→ **WHAT TO PRODUCE**:
Search the material and gather each line with "this" in it.

→ **DATASET CONTENT**:
******

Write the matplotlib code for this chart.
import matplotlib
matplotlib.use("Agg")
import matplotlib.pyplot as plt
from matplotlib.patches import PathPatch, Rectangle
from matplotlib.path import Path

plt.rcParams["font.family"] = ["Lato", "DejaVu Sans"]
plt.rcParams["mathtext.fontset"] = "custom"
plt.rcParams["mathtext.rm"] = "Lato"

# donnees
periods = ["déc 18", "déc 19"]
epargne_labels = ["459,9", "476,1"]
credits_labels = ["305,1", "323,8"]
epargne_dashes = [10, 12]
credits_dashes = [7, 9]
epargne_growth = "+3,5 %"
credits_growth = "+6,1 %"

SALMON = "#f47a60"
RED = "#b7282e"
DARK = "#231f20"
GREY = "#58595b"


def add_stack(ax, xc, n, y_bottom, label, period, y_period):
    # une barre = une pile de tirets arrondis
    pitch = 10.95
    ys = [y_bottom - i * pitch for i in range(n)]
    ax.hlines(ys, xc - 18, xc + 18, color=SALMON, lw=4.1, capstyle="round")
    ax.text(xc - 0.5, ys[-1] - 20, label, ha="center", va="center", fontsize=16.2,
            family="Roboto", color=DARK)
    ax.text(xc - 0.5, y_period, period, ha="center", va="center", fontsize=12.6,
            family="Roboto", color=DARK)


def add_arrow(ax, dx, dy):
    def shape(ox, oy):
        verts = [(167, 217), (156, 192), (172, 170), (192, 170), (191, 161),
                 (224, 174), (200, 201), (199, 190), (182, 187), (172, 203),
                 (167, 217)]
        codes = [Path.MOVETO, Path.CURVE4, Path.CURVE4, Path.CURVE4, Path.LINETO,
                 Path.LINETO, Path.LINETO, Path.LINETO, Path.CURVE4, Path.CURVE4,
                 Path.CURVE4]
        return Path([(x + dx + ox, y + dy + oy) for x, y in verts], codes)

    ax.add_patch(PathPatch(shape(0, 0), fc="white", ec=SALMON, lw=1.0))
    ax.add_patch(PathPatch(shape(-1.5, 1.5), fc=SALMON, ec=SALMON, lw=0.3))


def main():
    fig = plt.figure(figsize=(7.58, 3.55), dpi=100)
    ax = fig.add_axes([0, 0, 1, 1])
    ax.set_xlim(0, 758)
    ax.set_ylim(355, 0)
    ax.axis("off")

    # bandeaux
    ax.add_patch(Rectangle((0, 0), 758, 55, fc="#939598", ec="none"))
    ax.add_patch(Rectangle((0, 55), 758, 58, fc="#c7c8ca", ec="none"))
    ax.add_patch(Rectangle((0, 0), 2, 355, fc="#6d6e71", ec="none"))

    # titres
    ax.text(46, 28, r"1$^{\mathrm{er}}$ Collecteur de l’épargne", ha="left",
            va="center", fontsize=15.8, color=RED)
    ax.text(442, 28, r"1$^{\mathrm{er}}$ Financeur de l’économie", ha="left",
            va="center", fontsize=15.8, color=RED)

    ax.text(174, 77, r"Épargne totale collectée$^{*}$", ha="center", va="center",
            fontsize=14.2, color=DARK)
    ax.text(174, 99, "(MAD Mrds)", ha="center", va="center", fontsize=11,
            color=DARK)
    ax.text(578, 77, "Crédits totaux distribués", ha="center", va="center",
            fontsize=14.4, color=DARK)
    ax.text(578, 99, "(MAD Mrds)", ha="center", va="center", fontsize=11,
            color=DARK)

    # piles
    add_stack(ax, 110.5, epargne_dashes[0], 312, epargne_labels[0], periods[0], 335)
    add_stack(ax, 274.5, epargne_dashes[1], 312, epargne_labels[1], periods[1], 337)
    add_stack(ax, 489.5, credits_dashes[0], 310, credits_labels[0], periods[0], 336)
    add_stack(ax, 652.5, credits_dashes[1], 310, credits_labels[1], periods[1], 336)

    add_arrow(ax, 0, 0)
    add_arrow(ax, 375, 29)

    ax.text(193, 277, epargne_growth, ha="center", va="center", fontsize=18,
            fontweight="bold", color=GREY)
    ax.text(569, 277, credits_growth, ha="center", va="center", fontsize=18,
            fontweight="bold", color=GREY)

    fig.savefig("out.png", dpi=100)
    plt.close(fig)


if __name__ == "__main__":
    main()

******

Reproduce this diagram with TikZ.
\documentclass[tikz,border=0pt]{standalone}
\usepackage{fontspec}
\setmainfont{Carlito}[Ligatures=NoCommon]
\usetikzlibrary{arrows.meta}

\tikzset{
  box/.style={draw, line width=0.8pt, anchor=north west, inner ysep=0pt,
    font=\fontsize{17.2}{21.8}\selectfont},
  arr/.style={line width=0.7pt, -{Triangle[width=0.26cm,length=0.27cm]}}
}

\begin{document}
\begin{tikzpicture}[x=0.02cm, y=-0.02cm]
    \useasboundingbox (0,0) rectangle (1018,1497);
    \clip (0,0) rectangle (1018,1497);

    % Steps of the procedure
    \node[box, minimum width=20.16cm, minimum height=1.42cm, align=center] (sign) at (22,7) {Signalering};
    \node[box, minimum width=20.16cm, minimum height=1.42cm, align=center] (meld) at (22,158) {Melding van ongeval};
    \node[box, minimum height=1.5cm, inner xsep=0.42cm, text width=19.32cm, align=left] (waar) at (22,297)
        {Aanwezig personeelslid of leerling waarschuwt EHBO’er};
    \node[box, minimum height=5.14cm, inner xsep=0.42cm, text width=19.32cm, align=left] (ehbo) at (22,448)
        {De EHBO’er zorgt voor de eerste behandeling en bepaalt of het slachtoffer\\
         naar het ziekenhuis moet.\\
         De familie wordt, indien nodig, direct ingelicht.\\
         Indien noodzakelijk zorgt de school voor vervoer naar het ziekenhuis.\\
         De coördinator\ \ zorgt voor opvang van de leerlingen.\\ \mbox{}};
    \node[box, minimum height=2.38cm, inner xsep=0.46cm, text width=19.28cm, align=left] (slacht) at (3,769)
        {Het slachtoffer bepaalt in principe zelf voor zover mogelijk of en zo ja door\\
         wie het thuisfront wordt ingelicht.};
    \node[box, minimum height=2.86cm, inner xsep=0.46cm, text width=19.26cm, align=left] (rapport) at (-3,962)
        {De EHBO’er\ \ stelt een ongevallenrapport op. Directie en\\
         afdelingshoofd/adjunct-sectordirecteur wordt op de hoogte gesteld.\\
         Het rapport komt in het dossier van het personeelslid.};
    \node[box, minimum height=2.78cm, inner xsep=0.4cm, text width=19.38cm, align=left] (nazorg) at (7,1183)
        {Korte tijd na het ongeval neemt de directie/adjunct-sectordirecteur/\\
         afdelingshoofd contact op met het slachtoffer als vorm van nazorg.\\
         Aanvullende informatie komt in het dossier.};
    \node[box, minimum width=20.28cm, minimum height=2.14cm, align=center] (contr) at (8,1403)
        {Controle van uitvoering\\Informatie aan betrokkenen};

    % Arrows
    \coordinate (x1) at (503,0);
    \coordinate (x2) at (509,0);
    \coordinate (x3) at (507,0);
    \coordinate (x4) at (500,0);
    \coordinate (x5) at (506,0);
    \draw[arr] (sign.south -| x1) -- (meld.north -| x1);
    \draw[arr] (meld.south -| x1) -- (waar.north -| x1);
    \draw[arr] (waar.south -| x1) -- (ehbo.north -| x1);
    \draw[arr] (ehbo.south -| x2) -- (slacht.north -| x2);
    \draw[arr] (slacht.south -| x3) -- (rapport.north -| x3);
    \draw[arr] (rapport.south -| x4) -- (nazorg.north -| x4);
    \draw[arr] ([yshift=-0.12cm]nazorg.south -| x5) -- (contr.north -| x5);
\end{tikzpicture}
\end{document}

******

→ **SOLUTION**:
Write the matplotlib code for this chart.
Reproduce this diagram with TikZ.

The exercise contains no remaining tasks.